__What to produce__:
Collect every line of the records below that contains the word "this".
## Start Dataset content
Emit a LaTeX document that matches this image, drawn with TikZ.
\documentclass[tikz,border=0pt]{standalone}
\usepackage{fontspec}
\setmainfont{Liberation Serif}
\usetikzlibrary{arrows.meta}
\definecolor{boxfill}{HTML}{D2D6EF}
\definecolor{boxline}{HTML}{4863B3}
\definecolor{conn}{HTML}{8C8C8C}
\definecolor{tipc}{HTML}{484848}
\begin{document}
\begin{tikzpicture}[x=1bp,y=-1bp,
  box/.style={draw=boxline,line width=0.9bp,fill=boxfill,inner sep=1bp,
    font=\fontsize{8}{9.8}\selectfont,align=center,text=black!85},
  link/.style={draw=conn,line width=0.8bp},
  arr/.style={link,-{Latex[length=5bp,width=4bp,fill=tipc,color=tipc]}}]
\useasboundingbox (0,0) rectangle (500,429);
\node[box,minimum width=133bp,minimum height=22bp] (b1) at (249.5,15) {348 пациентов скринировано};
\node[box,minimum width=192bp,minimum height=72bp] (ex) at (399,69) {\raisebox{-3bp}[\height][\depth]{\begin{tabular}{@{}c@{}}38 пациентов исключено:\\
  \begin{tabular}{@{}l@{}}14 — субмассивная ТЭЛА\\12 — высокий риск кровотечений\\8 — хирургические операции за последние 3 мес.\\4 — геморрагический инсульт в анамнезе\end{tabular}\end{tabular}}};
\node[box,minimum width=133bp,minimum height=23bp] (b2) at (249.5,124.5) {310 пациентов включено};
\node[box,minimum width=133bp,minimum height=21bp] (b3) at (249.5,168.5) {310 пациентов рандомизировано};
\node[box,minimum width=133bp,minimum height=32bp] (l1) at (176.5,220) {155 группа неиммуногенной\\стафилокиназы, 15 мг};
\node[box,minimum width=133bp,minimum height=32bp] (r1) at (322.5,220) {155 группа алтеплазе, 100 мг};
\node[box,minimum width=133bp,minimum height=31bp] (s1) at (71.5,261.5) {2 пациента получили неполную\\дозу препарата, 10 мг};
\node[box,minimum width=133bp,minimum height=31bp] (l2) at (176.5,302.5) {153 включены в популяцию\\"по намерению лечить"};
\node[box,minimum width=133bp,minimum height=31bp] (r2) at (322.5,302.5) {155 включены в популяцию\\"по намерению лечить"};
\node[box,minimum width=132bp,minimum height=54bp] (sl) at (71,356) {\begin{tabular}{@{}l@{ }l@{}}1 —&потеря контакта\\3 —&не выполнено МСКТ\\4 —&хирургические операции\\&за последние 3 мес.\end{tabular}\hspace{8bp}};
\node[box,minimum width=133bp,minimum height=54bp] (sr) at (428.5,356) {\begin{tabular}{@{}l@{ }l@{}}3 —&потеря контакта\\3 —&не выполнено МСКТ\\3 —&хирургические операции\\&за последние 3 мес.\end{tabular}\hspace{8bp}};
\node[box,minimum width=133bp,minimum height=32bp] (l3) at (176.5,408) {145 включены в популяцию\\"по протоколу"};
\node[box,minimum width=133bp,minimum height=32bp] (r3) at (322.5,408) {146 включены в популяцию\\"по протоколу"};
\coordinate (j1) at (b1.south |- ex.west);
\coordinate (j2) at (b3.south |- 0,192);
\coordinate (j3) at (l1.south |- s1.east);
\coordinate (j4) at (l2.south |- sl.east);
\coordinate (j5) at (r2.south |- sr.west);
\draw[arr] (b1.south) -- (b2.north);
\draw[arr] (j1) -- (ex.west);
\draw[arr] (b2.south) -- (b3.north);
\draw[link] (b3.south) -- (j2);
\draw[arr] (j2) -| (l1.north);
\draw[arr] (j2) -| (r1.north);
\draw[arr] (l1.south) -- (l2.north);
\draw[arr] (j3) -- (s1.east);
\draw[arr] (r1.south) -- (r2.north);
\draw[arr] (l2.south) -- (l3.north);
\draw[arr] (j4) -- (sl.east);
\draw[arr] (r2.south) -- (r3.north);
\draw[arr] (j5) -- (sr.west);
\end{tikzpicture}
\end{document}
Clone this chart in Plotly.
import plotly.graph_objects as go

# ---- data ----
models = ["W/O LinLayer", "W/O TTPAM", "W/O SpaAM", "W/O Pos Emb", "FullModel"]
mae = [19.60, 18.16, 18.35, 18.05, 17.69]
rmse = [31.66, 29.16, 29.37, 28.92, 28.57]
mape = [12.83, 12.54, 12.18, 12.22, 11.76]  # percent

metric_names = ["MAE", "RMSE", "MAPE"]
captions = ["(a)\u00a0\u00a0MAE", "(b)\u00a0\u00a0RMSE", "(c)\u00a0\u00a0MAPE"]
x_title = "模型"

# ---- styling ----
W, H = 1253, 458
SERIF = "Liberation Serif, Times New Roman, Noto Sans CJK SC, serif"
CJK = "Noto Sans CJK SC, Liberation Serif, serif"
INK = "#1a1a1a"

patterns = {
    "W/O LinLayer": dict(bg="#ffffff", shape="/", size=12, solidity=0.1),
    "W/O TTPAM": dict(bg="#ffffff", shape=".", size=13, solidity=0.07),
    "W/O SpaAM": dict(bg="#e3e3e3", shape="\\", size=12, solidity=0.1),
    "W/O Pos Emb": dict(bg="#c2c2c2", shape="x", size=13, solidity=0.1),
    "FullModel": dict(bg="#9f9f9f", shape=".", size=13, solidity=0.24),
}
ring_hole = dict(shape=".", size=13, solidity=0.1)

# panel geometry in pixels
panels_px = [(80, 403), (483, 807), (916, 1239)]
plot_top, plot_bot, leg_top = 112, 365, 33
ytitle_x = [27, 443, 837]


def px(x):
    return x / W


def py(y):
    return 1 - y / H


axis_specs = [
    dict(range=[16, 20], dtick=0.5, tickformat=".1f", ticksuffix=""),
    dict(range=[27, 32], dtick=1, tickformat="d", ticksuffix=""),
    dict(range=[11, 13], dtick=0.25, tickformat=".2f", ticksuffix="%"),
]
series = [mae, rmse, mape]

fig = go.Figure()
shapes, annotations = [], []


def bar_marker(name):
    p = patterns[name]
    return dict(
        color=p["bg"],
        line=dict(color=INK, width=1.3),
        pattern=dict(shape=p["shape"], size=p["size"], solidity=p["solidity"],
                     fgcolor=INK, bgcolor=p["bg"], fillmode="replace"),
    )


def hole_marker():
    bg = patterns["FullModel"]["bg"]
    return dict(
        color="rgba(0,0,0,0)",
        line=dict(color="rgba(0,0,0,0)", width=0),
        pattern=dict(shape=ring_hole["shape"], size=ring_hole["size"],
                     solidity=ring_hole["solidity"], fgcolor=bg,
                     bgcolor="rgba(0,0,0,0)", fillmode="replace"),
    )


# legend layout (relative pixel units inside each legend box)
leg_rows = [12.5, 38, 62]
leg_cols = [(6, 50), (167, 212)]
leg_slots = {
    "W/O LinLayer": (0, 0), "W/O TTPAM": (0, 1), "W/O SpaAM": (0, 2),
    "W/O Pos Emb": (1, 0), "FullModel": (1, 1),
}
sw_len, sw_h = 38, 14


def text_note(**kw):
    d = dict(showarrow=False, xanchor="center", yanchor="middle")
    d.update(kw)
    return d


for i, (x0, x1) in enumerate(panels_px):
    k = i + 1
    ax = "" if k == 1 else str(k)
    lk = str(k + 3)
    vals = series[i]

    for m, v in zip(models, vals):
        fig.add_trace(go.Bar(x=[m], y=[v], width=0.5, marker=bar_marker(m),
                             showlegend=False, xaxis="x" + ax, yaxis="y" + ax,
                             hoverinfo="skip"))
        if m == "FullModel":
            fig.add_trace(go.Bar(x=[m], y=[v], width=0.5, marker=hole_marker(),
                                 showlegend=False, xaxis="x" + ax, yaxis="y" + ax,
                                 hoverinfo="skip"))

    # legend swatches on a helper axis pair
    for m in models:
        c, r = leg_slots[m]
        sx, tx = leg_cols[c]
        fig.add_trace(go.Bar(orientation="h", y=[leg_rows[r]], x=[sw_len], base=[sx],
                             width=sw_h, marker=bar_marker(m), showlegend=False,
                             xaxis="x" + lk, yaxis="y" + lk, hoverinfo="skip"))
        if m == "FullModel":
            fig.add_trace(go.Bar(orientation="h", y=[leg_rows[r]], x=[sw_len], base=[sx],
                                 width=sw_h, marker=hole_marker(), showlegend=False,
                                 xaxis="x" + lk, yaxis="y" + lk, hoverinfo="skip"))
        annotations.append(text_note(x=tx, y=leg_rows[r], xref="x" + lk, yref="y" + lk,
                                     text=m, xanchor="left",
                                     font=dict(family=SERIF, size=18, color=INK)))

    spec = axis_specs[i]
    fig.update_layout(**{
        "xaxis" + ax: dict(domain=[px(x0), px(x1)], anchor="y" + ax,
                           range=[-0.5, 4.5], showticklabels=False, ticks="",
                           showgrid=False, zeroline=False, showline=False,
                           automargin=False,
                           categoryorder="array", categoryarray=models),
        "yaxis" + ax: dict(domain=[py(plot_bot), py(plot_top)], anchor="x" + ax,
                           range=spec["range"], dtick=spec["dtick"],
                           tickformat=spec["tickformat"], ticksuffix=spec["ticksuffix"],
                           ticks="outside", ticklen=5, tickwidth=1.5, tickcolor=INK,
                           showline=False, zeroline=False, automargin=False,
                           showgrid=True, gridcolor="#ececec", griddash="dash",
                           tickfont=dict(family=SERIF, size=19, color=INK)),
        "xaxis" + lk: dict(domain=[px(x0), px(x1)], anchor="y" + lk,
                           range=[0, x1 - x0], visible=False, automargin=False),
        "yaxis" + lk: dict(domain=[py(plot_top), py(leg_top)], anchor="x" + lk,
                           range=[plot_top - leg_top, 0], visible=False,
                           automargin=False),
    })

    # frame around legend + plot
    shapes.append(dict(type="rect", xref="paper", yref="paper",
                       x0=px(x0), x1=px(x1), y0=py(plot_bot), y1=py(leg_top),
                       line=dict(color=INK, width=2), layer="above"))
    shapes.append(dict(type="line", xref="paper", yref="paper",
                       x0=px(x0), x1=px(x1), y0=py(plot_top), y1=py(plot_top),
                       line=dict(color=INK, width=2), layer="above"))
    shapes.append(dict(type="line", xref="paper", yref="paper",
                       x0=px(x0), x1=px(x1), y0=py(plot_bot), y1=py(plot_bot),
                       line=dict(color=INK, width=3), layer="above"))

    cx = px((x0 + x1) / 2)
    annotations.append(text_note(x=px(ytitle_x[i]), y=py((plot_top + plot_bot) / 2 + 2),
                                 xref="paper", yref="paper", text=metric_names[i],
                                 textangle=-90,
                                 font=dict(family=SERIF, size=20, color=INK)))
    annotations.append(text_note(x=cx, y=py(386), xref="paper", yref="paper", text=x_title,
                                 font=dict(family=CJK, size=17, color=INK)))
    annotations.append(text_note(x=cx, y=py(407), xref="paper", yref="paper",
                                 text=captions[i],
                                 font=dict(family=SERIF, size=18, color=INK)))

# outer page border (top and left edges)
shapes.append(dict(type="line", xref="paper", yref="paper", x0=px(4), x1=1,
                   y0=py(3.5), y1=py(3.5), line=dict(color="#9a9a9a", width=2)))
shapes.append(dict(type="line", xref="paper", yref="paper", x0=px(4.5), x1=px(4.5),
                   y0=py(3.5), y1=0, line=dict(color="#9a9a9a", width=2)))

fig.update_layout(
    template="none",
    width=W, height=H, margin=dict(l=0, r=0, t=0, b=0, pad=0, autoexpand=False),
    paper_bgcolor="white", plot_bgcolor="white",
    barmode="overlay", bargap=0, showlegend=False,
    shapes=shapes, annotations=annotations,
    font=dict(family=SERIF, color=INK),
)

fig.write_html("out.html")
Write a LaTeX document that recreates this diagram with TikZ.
## End Dataset content
__Written solution__:
Emit a LaTeX document that matches this image, drawn with TikZ.
Clone this chart in Plotly.
Write a LaTeX document that recreates this diagram with TikZ.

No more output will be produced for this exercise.